:: REQUIRED TASK ::
Faithfully return all lines, omitting every embedded picture.

:: COLLECTED DATA ::

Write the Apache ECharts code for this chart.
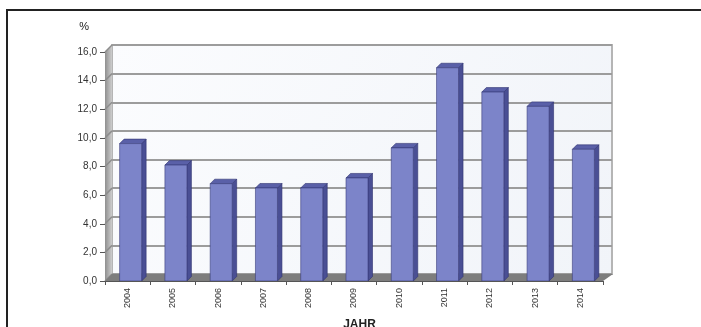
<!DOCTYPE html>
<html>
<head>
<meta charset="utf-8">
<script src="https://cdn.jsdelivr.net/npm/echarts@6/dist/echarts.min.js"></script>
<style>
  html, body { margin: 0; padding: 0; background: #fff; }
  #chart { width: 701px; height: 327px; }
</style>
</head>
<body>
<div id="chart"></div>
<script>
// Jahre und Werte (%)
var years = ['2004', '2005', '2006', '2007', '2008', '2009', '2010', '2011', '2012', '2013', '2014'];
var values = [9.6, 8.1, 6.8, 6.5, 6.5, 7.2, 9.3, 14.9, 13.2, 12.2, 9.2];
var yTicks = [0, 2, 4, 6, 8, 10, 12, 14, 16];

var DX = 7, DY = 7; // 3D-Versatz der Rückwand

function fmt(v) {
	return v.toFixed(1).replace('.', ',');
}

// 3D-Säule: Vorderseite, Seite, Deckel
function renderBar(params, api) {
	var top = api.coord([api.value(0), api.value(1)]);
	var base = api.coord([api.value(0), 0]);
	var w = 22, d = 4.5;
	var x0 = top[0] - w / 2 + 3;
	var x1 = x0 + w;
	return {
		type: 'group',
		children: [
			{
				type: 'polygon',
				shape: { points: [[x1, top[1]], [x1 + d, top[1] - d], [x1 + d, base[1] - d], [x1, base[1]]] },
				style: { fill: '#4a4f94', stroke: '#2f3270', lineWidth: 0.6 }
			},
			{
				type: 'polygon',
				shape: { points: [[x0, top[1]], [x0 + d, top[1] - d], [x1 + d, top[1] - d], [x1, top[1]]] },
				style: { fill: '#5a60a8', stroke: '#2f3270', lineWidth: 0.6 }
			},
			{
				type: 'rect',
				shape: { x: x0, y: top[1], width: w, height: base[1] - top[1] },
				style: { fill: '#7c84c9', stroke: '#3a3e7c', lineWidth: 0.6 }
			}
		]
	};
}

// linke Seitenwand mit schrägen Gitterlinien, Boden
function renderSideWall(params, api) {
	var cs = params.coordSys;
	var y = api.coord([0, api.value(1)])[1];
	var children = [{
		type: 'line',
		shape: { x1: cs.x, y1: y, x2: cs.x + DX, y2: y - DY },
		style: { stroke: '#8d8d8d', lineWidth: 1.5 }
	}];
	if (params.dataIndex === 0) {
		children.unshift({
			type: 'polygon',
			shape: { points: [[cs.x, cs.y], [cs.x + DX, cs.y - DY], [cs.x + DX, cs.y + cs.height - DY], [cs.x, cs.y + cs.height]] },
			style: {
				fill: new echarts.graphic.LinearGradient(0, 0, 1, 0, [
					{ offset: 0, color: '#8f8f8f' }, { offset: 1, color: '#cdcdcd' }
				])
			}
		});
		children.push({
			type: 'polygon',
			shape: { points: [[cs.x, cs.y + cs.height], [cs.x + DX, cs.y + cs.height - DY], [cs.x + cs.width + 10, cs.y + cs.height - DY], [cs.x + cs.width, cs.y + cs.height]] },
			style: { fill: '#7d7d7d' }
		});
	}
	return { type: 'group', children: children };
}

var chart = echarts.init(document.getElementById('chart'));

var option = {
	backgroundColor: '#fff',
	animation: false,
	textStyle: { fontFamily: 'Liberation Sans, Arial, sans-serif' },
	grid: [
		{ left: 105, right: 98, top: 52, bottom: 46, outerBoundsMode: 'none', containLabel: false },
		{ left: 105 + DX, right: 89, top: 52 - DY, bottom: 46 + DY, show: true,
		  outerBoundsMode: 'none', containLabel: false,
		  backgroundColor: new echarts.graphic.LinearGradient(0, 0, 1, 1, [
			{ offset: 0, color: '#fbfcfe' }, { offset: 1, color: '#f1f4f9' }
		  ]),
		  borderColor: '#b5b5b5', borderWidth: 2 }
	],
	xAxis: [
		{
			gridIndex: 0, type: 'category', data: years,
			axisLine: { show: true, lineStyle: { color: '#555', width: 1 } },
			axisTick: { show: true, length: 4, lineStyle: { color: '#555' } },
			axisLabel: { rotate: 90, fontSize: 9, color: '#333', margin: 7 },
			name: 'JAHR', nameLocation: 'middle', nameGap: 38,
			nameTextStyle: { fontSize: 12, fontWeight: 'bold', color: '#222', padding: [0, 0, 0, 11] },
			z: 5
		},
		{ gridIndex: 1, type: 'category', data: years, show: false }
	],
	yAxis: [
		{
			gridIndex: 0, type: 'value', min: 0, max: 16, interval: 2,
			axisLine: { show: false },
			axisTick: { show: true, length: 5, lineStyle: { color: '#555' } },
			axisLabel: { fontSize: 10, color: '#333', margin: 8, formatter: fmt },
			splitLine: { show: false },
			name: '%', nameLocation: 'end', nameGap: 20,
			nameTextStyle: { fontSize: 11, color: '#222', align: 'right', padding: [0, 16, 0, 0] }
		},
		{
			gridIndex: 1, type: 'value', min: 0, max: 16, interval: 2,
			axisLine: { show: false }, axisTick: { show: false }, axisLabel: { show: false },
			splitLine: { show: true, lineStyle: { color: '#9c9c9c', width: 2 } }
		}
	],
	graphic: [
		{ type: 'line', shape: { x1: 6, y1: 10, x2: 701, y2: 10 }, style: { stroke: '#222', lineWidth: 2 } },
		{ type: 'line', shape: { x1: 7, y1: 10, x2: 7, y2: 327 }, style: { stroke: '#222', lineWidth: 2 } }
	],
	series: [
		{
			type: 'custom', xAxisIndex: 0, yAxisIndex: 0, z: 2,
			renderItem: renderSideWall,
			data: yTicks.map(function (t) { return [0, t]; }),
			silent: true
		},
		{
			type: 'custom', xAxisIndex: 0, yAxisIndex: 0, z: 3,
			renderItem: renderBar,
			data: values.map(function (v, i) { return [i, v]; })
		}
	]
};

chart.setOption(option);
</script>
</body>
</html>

:: RESULT OF THE EXERCISE ::
Write the Apache ECharts code for this chart.
<!DOCTYPE html>
<html>
<head>
<meta charset="utf-8">
<script src="https://cdn.jsdelivr.net/npm/echarts@6/dist/echarts.min.js"></script>
<style>
  html, body { margin: 0; padding: 0; background: #fff; }
  #chart { width: 701px; height: 327px; }
</style>
</head>
<body>
<div id="chart"></div>
<script>
// Jahre und Werte (%)
var years = ['2004', '2005', '2006', '2007', '2008', '2009', '2010', '2011', '2012', '2013', '2014'];
var values = [9.6, 8.1, 6.8, 6.5, 6.5, 7.2, 9.3, 14.9, 13.2, 12.2, 9.2];
var yTicks = [0, 2, 4, 6, 8, 10, 12, 14, 16];

var DX = 7, DY = 7; // 3D-Versatz der Rückwand

function fmt(v) {
	return v.toFixed(1).replace('.', ',');
}

// 3D-Säule: Vorderseite, Seite, Deckel
function renderBar(params, api) {
	var top = api.coord([api.value(0), api.value(1)]);
	var base = api.coord([api.value(0), 0]);
	var w = 22, d = 4.5;
	var x0 = top[0] - w / 2 + 3;
	var x1 = x0 + w;
	return {
		type: 'group',
		children: [
			{
				type: 'polygon',
				shape: { points: [[x1, top[1]], [x1 + d, top[1] - d], [x1 + d, base[1] - d], [x1, base[1]]] },
				style: { fill: '#4a4f94', stroke: '#2f3270', lineWidth: 0.6 }
			},
			{
				type: 'polygon',
				shape: { points: [[x0, top[1]], [x0 + d, top[1] - d], [x1 + d, top[1] - d], [x1, top[1]]] },
				style: { fill: '#5a60a8', stroke: '#2f3270', lineWidth: 0.6 }
			},
			{
				type: 'rect',
				shape: { x: x0, y: top[1], width: w, height: base[1] - top[1] },
				style: { fill: '#7c84c9', stroke: '#3a3e7c', lineWidth: 0.6 }
			}
		]
	};
}

// linke Seitenwand mit schrägen Gitterlinien, Boden
function renderSideWall(params, api) {
	var cs = params.coordSys;
	var y = api.coord([0, api.value(1)])[1];
	var children = [{
		type: 'line',
		shape: { x1: cs.x, y1: y, x2: cs.x + DX, y2: y - DY },
		style: { stroke: '#8d8d8d', lineWidth: 1.5 }
	}];
	if (params.dataIndex === 0) {
		children.unshift({
			type: 'polygon',
			shape: { points: [[cs.x, cs.y], [cs.x + DX, cs.y - DY], [cs.x + DX, cs.y + cs.height - DY], [cs.x, cs.y + cs.height]] },
			style: {
				fill: new echarts.graphic.LinearGradient(0, 0, 1, 0, [
					{ offset: 0, color: '#8f8f8f' }, { offset: 1, color: '#cdcdcd' }
				])
			}
		});
		children.push({
			type: 'polygon',
			shape: { points: [[cs.x, cs.y + cs.height], [cs.x + DX, cs.y + cs.height - DY], [cs.x + cs.width + 10, cs.y + cs.height - DY], [cs.x + cs.width, cs.y + cs.height]] },
			style: { fill: '#7d7d7d' }
		});
	}
	return { type: 'group', children: children };
}

var chart = echarts.init(document.getElementById('chart'));

var option = {
	backgroundColor: '#fff',
	animation: false,
	textStyle: { fontFamily: 'Liberation Sans, Arial, sans-serif' },
	grid: [
		{ left: 105, right: 98, top: 52, bottom: 46, outerBoundsMode: 'none', containLabel: false },
		{ left: 105 + DX, right: 89, top: 52 - DY, bottom: 46 + DY, show: true,
		  outerBoundsMode: 'none', containLabel: false,
		  backgroundColor: new echarts.graphic.LinearGradient(0, 0, 1, 1, [
			{ offset: 0, color: '#fbfcfe' }, { offset: 1, color: '#f1f4f9' }
		  ]),
		  borderColor: '#b5b5b5', borderWidth: 2 }
	],
	xAxis: [
		{
			gridIndex: 0, type: 'category', data: years,
			axisLine: { show: true, lineStyle: { color: '#555', width: 1 } },
			axisTick: { show: true, length: 4, lineStyle: { color: '#555' } },
			axisLabel: { rotate: 90, fontSize: 9, color: '#333', margin: 7 },
			name: 'JAHR', nameLocation: 'middle', nameGap: 38,
			nameTextStyle: { fontSize: 12, fontWeight: 'bold', color: '#222', padding: [0, 0, 0, 11] },
			z: 5
		},
		{ gridIndex: 1, type: 'category', data: years, show: false }
	],
	yAxis: [
		{
			gridIndex: 0, type: 'value', min: 0, max: 16, interval: 2,
			axisLine: { show: false },
			axisTick: { show: true, length: 5, lineStyle: { color: '#555' } },
			axisLabel: { fontSize: 10, color: '#333', margin: 8, formatter: fmt },
			splitLine: { show: false },
			name: '%', nameLocation: 'end', nameGap: 20,
			nameTextStyle: { fontSize: 11, color: '#222', align: 'right', padding: [0, 16, 0, 0] }
		},
		{
			gridIndex: 1, type: 'value', min: 0, max: 16, interval: 2,
			axisLine: { show: false }, axisTick: { show: false }, axisLabel: { show: false },
			splitLine: { show: true, lineStyle: { color: '#9c9c9c', width: 2 } }
		}
	],
	graphic: [
		{ type: 'line', shape: { x1: 6, y1: 10, x2: 701, y2: 10 }, style: { stroke: '#222', lineWidth: 2 } },
		{ type: 'line', shape: { x1: 7, y1: 10, x2: 7, y2: 327 }, style: { stroke: '#222', lineWidth: 2 } }
	],
	series: [
		{
			type: 'custom', xAxisIndex: 0, yAxisIndex: 0, z: 2,
			renderItem: renderSideWall,
			data: yTicks.map(function (t) { return [0, t]; }),
			silent: true
		},
		{
			type: 'custom', xAxisIndex: 0, yAxisIndex: 0, z: 3,
			renderItem: renderBar,
			data: values.map(function (v, i) { return [i, v]; })
		}
	]
};

chart.setOption(option);
</script>
</body>
</html>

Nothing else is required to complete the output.